[start]

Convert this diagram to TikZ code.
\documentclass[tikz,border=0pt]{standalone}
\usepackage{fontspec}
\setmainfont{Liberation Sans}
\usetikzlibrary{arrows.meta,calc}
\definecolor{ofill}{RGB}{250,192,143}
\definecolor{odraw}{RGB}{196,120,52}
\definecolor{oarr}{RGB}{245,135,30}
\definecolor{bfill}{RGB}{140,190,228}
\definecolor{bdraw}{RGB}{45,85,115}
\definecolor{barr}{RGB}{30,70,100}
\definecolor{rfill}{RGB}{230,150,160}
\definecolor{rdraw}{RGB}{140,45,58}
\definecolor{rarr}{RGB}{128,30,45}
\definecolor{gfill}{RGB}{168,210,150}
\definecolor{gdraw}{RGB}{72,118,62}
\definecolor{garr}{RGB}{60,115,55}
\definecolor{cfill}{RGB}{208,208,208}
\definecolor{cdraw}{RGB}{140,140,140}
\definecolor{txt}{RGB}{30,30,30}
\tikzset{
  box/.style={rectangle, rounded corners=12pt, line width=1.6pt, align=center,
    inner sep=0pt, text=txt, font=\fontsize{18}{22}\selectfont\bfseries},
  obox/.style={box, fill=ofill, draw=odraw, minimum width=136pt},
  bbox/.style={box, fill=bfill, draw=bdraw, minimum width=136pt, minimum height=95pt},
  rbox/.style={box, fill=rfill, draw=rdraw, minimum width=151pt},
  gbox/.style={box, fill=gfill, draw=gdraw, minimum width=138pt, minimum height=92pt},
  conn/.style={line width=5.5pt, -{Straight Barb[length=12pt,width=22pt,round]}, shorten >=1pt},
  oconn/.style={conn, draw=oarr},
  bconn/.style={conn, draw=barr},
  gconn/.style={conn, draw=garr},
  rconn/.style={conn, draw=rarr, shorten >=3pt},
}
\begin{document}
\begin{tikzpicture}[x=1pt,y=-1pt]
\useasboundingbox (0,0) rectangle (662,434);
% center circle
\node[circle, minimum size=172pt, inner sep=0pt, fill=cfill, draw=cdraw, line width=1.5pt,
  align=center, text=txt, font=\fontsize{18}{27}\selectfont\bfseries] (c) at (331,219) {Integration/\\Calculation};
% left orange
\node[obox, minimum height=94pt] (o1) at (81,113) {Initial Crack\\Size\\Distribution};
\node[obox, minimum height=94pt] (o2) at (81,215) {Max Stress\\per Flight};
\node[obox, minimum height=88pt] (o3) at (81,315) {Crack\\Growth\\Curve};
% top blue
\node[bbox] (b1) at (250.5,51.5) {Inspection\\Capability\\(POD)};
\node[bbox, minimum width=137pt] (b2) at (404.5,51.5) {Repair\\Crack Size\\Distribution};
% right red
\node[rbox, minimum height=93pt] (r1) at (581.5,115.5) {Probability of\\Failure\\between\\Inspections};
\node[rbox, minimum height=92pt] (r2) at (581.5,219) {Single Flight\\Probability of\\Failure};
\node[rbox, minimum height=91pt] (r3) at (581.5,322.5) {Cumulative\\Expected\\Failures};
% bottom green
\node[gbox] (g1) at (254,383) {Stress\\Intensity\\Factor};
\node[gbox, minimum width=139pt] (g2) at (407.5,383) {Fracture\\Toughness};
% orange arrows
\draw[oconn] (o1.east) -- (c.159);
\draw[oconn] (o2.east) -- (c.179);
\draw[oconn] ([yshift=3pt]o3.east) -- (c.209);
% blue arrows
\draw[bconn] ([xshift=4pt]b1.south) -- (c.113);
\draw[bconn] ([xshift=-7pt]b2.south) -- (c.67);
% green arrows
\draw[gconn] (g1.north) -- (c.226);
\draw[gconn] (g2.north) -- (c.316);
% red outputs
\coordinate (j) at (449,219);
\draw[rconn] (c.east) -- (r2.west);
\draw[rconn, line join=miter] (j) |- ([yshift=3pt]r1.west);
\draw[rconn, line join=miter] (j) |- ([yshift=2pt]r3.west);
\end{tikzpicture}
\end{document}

[end]

# GIVEN TASK:
Retype the listing. Match it exactly.

# ANSWER BELOW:
Convert this diagram to TikZ code.
\documentclass[tikz,border=0pt]{standalone}
\usepackage{fontspec}
\setmainfont{Liberation Sans}
\usetikzlibrary{arrows.meta,calc}
\definecolor{ofill}{RGB}{250,192,143}
\definecolor{odraw}{RGB}{196,120,52}
\definecolor{oarr}{RGB}{245,135,30}
\definecolor{bfill}{RGB}{140,190,228}
\definecolor{bdraw}{RGB}{45,85,115}
\definecolor{barr}{RGB}{30,70,100}
\definecolor{rfill}{RGB}{230,150,160}
\definecolor{rdraw}{RGB}{140,45,58}
\definecolor{rarr}{RGB}{128,30,45}
\definecolor{gfill}{RGB}{168,210,150}
\definecolor{gdraw}{RGB}{72,118,62}
\definecolor{garr}{RGB}{60,115,55}
\definecolor{cfill}{RGB}{208,208,208}
\definecolor{cdraw}{RGB}{140,140,140}
\definecolor{txt}{RGB}{30,30,30}
\tikzset{
  box/.style={rectangle, rounded corners=12pt, line width=1.6pt, align=center,
    inner sep=0pt, text=txt, font=\fontsize{18}{22}\selectfont\bfseries},
  obox/.style={box, fill=ofill, draw=odraw, minimum width=136pt},
  bbox/.style={box, fill=bfill, draw=bdraw, minimum width=136pt, minimum height=95pt},
  rbox/.style={box, fill=rfill, draw=rdraw, minimum width=151pt},
  gbox/.style={box, fill=gfill, draw=gdraw, minimum width=138pt, minimum height=92pt},
  conn/.style={line width=5.5pt, -{Straight Barb[length=12pt,width=22pt,round]}, shorten >=1pt},
  oconn/.style={conn, draw=oarr},
  bconn/.style={conn, draw=barr},
  gconn/.style={conn, draw=garr},
  rconn/.style={conn, draw=rarr, shorten >=3pt},
}
\begin{document}
\begin{tikzpicture}[x=1pt,y=-1pt]
\useasboundingbox (0,0) rectangle (662,434);
% center circle
\node[circle, minimum size=172pt, inner sep=0pt, fill=cfill, draw=cdraw, line width=1.5pt,
  align=center, text=txt, font=\fontsize{18}{27}\selectfont\bfseries] (c) at (331,219) {Integration/\\Calculation};
% left orange
\node[obox, minimum height=94pt] (o1) at (81,113) {Initial Crack\\Size\\Distribution};
\node[obox, minimum height=94pt] (o2) at (81,215) {Max Stress\\per Flight};
\node[obox, minimum height=88pt] (o3) at (81,315) {Crack\\Growth\\Curve};
% top blue
\node[bbox] (b1) at (250.5,51.5) {Inspection\\Capability\\(POD)};
\node[bbox, minimum width=137pt] (b2) at (404.5,51.5) {Repair\\Crack Size\\Distribution};
% right red
\node[rbox, minimum height=93pt] (r1) at (581.5,115.5) {Probability of\\Failure\\between\\Inspections};
\node[rbox, minimum height=92pt] (r2) at (581.5,219) {Single Flight\\Probability of\\Failure};
\node[rbox, minimum height=91pt] (r3) at (581.5,322.5) {Cumulative\\Expected\\Failures};
% bottom green
\node[gbox] (g1) at (254,383) {Stress\\Intensity\\Factor};
\node[gbox, minimum width=139pt] (g2) at (407.5,383) {Fracture\\Toughness};
% orange arrows
\draw[oconn] (o1.east) -- (c.159);
\draw[oconn] (o2.east) -- (c.179);
\draw[oconn] ([yshift=3pt]o3.east) -- (c.209);
% blue arrows
\draw[bconn] ([xshift=4pt]b1.south) -- (c.113);
\draw[bconn] ([xshift=-7pt]b2.south) -- (c.67);
% green arrows
\draw[gconn] (g1.north) -- (c.226);
\draw[gconn] (g2.north) -- (c.316);
% red outputs
\coordinate (j) at (449,219);
\draw[rconn] (c.east) -- (r2.west);
\draw[rconn, line join=miter] (j) |- ([yshift=3pt]r1.west);
\draw[rconn, line join=miter] (j) |- ([yshift=2pt]r3.west);
\end{tikzpicture}
\end{document}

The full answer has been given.